Wednesday, April 25, 2007

Pots in progress, kayak too

New pots

Today I had my clay class with Frank Pitcher. Here are a few pots I am working on. These are dry but not fired yet. They are made on the wheel then cut, shaped, and grated.

Here's Frank (with his cups in front) talking with Maureen.

Spring is here. You can tell, not by the weather, but how busy everyone has gotten. Summer is our busy season in coastal Maine, whether your work is tourist based, fishing, construction, whatever. Most meetings aren't held in the summer, the potluck dinners end, adult ed classes and dancing lessons are all on hold while people concentrate on their work and businesses, gardens, and visitors. So spring is preparation for summer, the boats are painted, the brochures go to the printer, the plans for summer festivals and events are finalized. Monday I worked on a t-shirt layout, poster design, had a Lupine Festival meeting, Chamber of Commerce meeting (only went to half of that one), and Deer Isle Art Association dinner meeting. I also varnished my nutshell pram, worked on the kayak, and managed to get a bit of painting in too. Why didn't I have time to write my blog?

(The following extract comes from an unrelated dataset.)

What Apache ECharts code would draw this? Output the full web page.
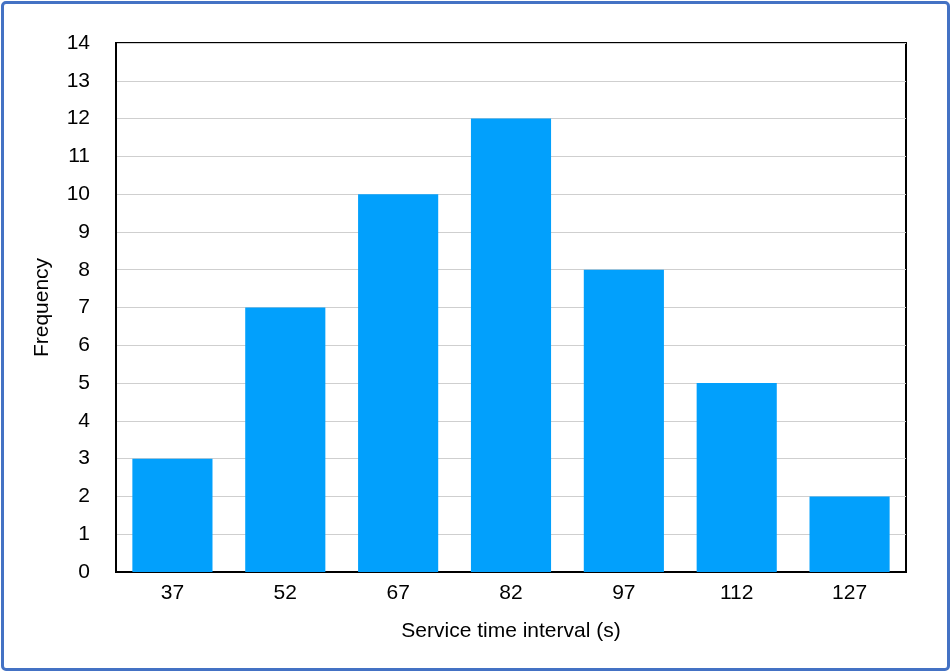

Even though I have a tight time frame for getting the kayak done, I like the quiet directed work that it takes to put the boat together. There are some parts that just can't be rushed. The kayak continues....

The deck is remove from the hull and turned over for reinforcement. I add three layers of fiberglass tape to the seams of the butt blocks.

A layer of fiberglass will be laid down over the recessed deck to give it strength. First I fill in any area that might keep the fiberglass cloth from lying flat or might trap air.

Fiberglass tape is used the strengthen each seam. Then a layer of epoxy is used to coat the whole underside of the deck. Then another layer.